**INFORMATION PROVIDED:**
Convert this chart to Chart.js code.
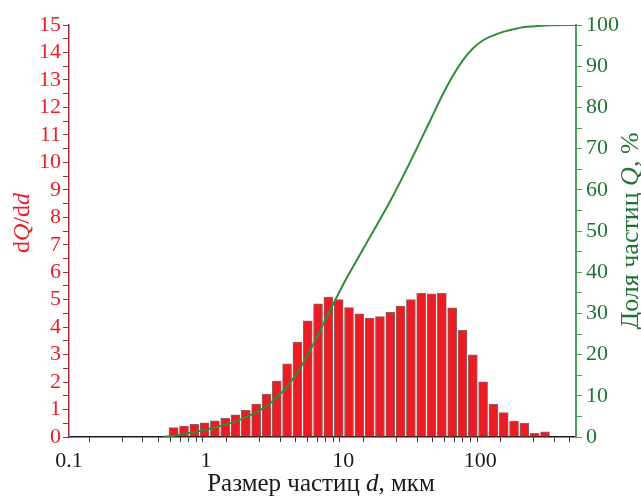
<!DOCTYPE html>
<html>
<head>
<meta charset="utf-8">
<script src="https://cdn.jsdelivr.net/npm/chart.js@4.4.1/dist/chart.umd.min.js"></script>
<style>
  html, body { margin: 0; padding: 0; background: #fff; }
  #wrap { width: 641px; height: 497px; position: relative; }
</style>
</head>
<body>
<div id="wrap"><canvas id="chart"></canvas></div>
<script>
// Histogram bins (centres, um) and dQ/dd heights
const binCenters = [0.58, 0.69, 0.82, 0.975, 1.16, 1.38, 1.64, 1.95, 2.32, 2.76,
  3.28, 3.9, 4.64, 5.52, 6.56, 7.8, 9.28, 11.04, 13.13, 15.61,
  18.56, 22.08, 26.25, 31.22, 37.13, 44.15, 52.51, 62.45, 74.26, 88.31,
  105, 124.9, 148.5, 176.6, 210, 249.8, 297.1];
const dQdd = [0.34, 0.40, 0.46, 0.52, 0.59, 0.68, 0.81, 0.97, 1.2, 1.55,
  2.04, 2.66, 3.46, 4.23, 4.85, 5.09, 5.0, 4.71, 4.48, 4.33,
  4.38, 4.54, 4.77, 5.0, 5.23, 5.21, 5.23, 4.70, 3.88, 2.99,
  2.01, 1.19, 0.89, 0.58, 0.50, 0.13, 0.19];

// Cumulative fraction Q (%)
const cumD = [0.49, 0.58, 0.69, 0.82, 0.975, 1.16, 1.38, 1.64, 1.95, 2.32, 2.76,
  3.28, 3.9, 4.64, 5.52, 6.56, 7.8, 9.28, 11.04, 13.13, 15.61,
  18.56, 22.08, 26.25, 31.22, 37.13, 44.15, 52.51, 62.45, 74.26, 88.31,
  105, 124.9, 148.5, 176.6, 210, 249.8, 297.1, 500];
const cumQ = [0, 0.3, 0.7, 1.2, 1.7, 2.3, 3.0, 3.8, 4.8, 6.0, 7.5,
  9.6, 12.2, 15.7, 19.9, 24.8, 29.9, 34.9, 39.6, 44.0, 48.4,
  52.8, 57.3, 62.1, 67.1, 72.3, 77.5, 82.7, 87.4, 91.3, 94.3,
  96.3, 97.5, 98.4, 99.0, 99.5, 99.7, 99.9, 100];

const xTickLabels = [0.1, 1, 10, 100];
const yLeftLabels = [0, 1, 2, 3, 4, 5, 6, 7, 8, 9, 10, 11, 12, 13, 14, 15];
const yRightLabels = [0, 10, 20, 30, 40, 50, 60, 70, 80, 90, 100];

const RED = '#e8202a';
const RED_AXIS = '#9e2f3a';
const GREEN = '#2e8d3a';
const GREEN_TXT = '#1f7431';
const GREEN_AXIS = '#4d9f5a';
const FONT = 'Liberation Serif';

// minor ticks on log axis
function logTicks() {
  const out = [];
  for (const dec of [0.1, 1, 10, 100]) {
    for (let k = 1; k <= 9; k++) {
      const v = +(dec * k).toPrecision(3);
      if (v <= 500) out.push({ value: v });
    }
  }
  return out;
}

function stepTicks(max, step) {
  const out = [];
  for (let v = 0; v <= max + 1e-9; v += step) out.push({ value: +v.toFixed(2) });
  return out;
}

// Axis titles with italic parts
function drawRich(ctx, parts, x, y, rot, color, size) {
  ctx.save();
  ctx.translate(x, y);
  ctx.rotate(rot);
  ctx.fillStyle = color;
  ctx.textBaseline = 'alphabetic';
  ctx.textAlign = 'left';
  let total = 0;
  const widths = parts.map(([t, it]) => {
    ctx.font = (it ? 'italic ' : '') + size + 'px "' + FONT + '"';
    const w = ctx.measureText(t).width;
    total += w;
    return w;
  });
  let cx = -total / 2;
  parts.forEach(([t, it], i) => {
    ctx.font = (it ? 'italic ' : '') + size + 'px "' + FONT + '"';
    ctx.fillText(t, cx, 0);
    cx += widths[i];
  });
  ctx.restore();
}

const titles = {
  id: 'titles',
  afterDraw(chart) {
    const ctx = chart.ctx;
    drawRich(ctx, [['d', false], ['Q', true], ['/d', false], ['d', true]], 29, 223, -Math.PI / 2, RED, 24);
    drawRich(ctx, [['Размер частиц ', false], ['d', true], [', мкм', false]], 321, 491, 0, '#1a1a1a', 25);
    drawRich(ctx, [['Доля частиц ', false], ['Q', true], [', %', false]], 638, 231, -Math.PI / 2, GREEN_TXT, 26);
  }
};

new Chart(document.getElementById('chart'), {
  type: 'bar',
  data: {
    datasets: [
      {
        type: 'line',
        data: cumD.map((d, i) => ({ x: d, y: cumQ[i] })),
        yAxisID: 'y2',
        borderColor: GREEN,
        borderWidth: 2,
        pointRadius: 0,
        cubicInterpolationMode: 'monotone',
        order: 0
      },
      {
        type: 'bar',
        data: binCenters.map((d, i) => ({ x: d, y: dQdd[i] })),
        yAxisID: 'y',
        backgroundColor: '#ec1c24',
        borderColor: 'rgba(125,70,70,0.85)',
        borderWidth: 1,
        barThickness: 9,
        order: 1
      }
    ]
  },
  options: {
    responsive: true,
    maintainAspectRatio: false,
    animation: false,
    layout: { padding: { top: 25, left: 0, right: 0, bottom: 0 } },
    plugins: { legend: { display: false }, tooltip: { enabled: false } },
    scales: {
      x: {
        type: 'logarithmic',
        position: 'bottom',
        min: 0.1,
        max: 500,
        afterBuildTicks: (s) => { s.ticks = logTicks(); },
        afterFit: (s) => { s.height = 60; },
        grid: { drawOnChartArea: false, tickLength: 5, tickColor: '#333' },
        border: { color: '#1a1a1a', width: 1.5 },
        ticks: {
          autoSkip: false,
          maxRotation: 0,
          padding: 6,
          color: '#1a1a1a',
          font: { family: FONT, size: 22 },
          callback: (v) => xTickLabels.includes(v) ? String(v) : ''
        }
      },
      y: {
        position: 'left',
        min: 0,
        max: 15,
        afterBuildTicks: (s) => { s.ticks = stepTicks(15, 0.5); },
        afterFit: (s) => { s.width = 69; },
        grid: { drawOnChartArea: false, tickLength: 6, tickColor: RED_AXIS },
        border: { color: RED_AXIS, width: 1.5 },
        ticks: {
          autoSkip: false,
          padding: 2,
          color: RED,
          font: { family: FONT, size: 22 },
          callback: (v) => yLeftLabels.includes(v) ? String(v) : ''
        }
      },
      y2: {
        position: 'right',
        min: 0,
        max: 100,
        afterBuildTicks: (s) => { s.ticks = stepTicks(100, 5); },
        afterFit: (s) => { s.width = 65; },
        grid: { drawOnChartArea: false, tickLength: 6, tickColor: GREEN_AXIS },
        border: { color: GREEN_AXIS, width: 2 },
        ticks: {
          autoSkip: false,
          padding: 4,
          color: GREEN_TXT,
          font: { family: FONT, size: 22 },
          callback: (v) => yRightLabels.includes(v) ? String(v) : ''
        }
      }
    }
  },
  plugins: [titles]
});
</script>
</body>
</html>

**WRITTEN REQUEST:** Repeat the listing verbatim. Skip the pictures.

**COMPLETE OUTPUT:**
Convert this chart to Chart.js code.
<!DOCTYPE html>
<html>
<head>
<meta charset="utf-8">
<script src="https://cdn.jsdelivr.net/npm/chart.js@4.4.1/dist/chart.umd.min.js"></script>
<style>
  html, body { margin: 0; padding: 0; background: #fff; }
  #wrap { width: 641px; height: 497px; position: relative; }
</style>
</head>
<body>
<div id="wrap"><canvas id="chart"></canvas></div>
<script>
// Histogram bins (centres, um) and dQ/dd heights
const binCenters = [0.58, 0.69, 0.82, 0.975, 1.16, 1.38, 1.64, 1.95, 2.32, 2.76,
  3.28, 3.9, 4.64, 5.52, 6.56, 7.8, 9.28, 11.04, 13.13, 15.61,
  18.56, 22.08, 26.25, 31.22, 37.13, 44.15, 52.51, 62.45, 74.26, 88.31,
  105, 124.9, 148.5, 176.6, 210, 249.8, 297.1];
const dQdd = [0.34, 0.40, 0.46, 0.52, 0.59, 0.68, 0.81, 0.97, 1.2, 1.55,
  2.04, 2.66, 3.46, 4.23, 4.85, 5.09, 5.0, 4.71, 4.48, 4.33,
  4.38, 4.54, 4.77, 5.0, 5.23, 5.21, 5.23, 4.70, 3.88, 2.99,
  2.01, 1.19, 0.89, 0.58, 0.50, 0.13, 0.19];

// Cumulative fraction Q (%)
const cumD = [0.49, 0.58, 0.69, 0.82, 0.975, 1.16, 1.38, 1.64, 1.95, 2.32, 2.76,
  3.28, 3.9, 4.64, 5.52, 6.56, 7.8, 9.28, 11.04, 13.13, 15.61,
  18.56, 22.08, 26.25, 31.22, 37.13, 44.15, 52.51, 62.45, 74.26, 88.31,
  105, 124.9, 148.5, 176.6, 210, 249.8, 297.1, 500];
const cumQ = [0, 0.3, 0.7, 1.2, 1.7, 2.3, 3.0, 3.8, 4.8, 6.0, 7.5,
  9.6, 12.2, 15.7, 19.9, 24.8, 29.9, 34.9, 39.6, 44.0, 48.4,
  52.8, 57.3, 62.1, 67.1, 72.3, 77.5, 82.7, 87.4, 91.3, 94.3,
  96.3, 97.5, 98.4, 99.0, 99.5, 99.7, 99.9, 100];

const xTickLabels = [0.1, 1, 10, 100];
const yLeftLabels = [0, 1, 2, 3, 4, 5, 6, 7, 8, 9, 10, 11, 12, 13, 14, 15];
const yRightLabels = [0, 10, 20, 30, 40, 50, 60, 70, 80, 90, 100];

const RED = '#e8202a';
const RED_AXIS = '#9e2f3a';
const GREEN = '#2e8d3a';
const GREEN_TXT = '#1f7431';
const GREEN_AXIS = '#4d9f5a';
const FONT = 'Liberation Serif';

// minor ticks on log axis
function logTicks() {
  const out = [];
  for (const dec of [0.1, 1, 10, 100]) {
    for (let k = 1; k <= 9; k++) {
      const v = +(dec * k).toPrecision(3);
      if (v <= 500) out.push({ value: v });
    }
  }
  return out;
}

function stepTicks(max, step) {
  const out = [];
  for (let v = 0; v <= max + 1e-9; v += step) out.push({ value: +v.toFixed(2) });
  return out;
}

// Axis titles with italic parts
function drawRich(ctx, parts, x, y, rot, color, size) {
  ctx.save();
  ctx.translate(x, y);
  ctx.rotate(rot);
  ctx.fillStyle = color;
  ctx.textBaseline = 'alphabetic';
  ctx.textAlign = 'left';
  let total = 0;
  const widths = parts.map(([t, it]) => {
    ctx.font = (it ? 'italic ' : '') + size + 'px "' + FONT + '"';
    const w = ctx.measureText(t).width;
    total += w;
    return w;
  });
  let cx = -total / 2;
  parts.forEach(([t, it], i) => {
    ctx.font = (it ? 'italic ' : '') + size + 'px "' + FONT + '"';
    ctx.fillText(t, cx, 0);
    cx += widths[i];
  });
  ctx.restore();
}

const titles = {
  id: 'titles',
  afterDraw(chart) {
    const ctx = chart.ctx;
    drawRich(ctx, [['d', false], ['Q', true], ['/d', false], ['d', true]], 29, 223, -Math.PI / 2, RED, 24);
    drawRich(ctx, [['Размер частиц ', false], ['d', true], [', мкм', false]], 321, 491, 0, '#1a1a1a', 25);
    drawRich(ctx, [['Доля частиц ', false], ['Q', true], [', %', false]], 638, 231, -Math.PI / 2, GREEN_TXT, 26);
  }
};

new Chart(document.getElementById('chart'), {
  type: 'bar',
  data: {
    datasets: [
      {
        type: 'line',
        data: cumD.map((d, i) => ({ x: d, y: cumQ[i] })),
        yAxisID: 'y2',
        borderColor: GREEN,
        borderWidth: 2,
        pointRadius: 0,
        cubicInterpolationMode: 'monotone',
        order: 0
      },
      {
        type: 'bar',
        data: binCenters.map((d, i) => ({ x: d, y: dQdd[i] })),
        yAxisID: 'y',
        backgroundColor: '#ec1c24',
        borderColor: 'rgba(125,70,70,0.85)',
        borderWidth: 1,
        barThickness: 9,
        order: 1
      }
    ]
  },
  options: {
    responsive: true,
    maintainAspectRatio: false,
    animation: false,
    layout: { padding: { top: 25, left: 0, right: 0, bottom: 0 } },
    plugins: { legend: { display: false }, tooltip: { enabled: false } },
    scales: {
      x: {
        type: 'logarithmic',
        position: 'bottom',
        min: 0.1,
        max: 500,
        afterBuildTicks: (s) => { s.ticks = logTicks(); },
        afterFit: (s) => { s.height = 60; },
        grid: { drawOnChartArea: false, tickLength: 5, tickColor: '#333' },
        border: { color: '#1a1a1a', width: 1.5 },
        ticks: {
          autoSkip: false,
          maxRotation: 0,
          padding: 6,
          color: '#1a1a1a',
          font: { family: FONT, size: 22 },
          callback: (v) => xTickLabels.includes(v) ? String(v) : ''
        }
      },
      y: {
        position: 'left',
        min: 0,
        max: 15,
        afterBuildTicks: (s) => { s.ticks = stepTicks(15, 0.5); },
        afterFit: (s) => { s.width = 69; },
        grid: { drawOnChartArea: false, tickLength: 6, tickColor: RED_AXIS },
        border: { color: RED_AXIS, width: 1.5 },
        ticks: {
          autoSkip: false,
          padding: 2,
          color: RED,
          font: { family: FONT, size: 22 },
          callback: (v) => yLeftLabels.includes(v) ? String(v) : ''
        }
      },
      y2: {
        position: 'right',
        min: 0,
        max: 100,
        afterBuildTicks: (s) => { s.ticks = stepTicks(100, 5); },
        afterFit: (s) => { s.width = 65; },
        grid: { drawOnChartArea: false, tickLength: 6, tickColor: GREEN_AXIS },
        border: { color: GREEN_AXIS, width: 2 },
        ticks: {
          autoSkip: false,
          padding: 4,
          color: GREEN_TXT,
          font: { family: FONT, size: 22 },
          callback: (v) => yRightLabels.includes(v) ? String(v) : ''
        }
      }
    }
  },
  plugins: [titles]
});
</script>
</body>
</html>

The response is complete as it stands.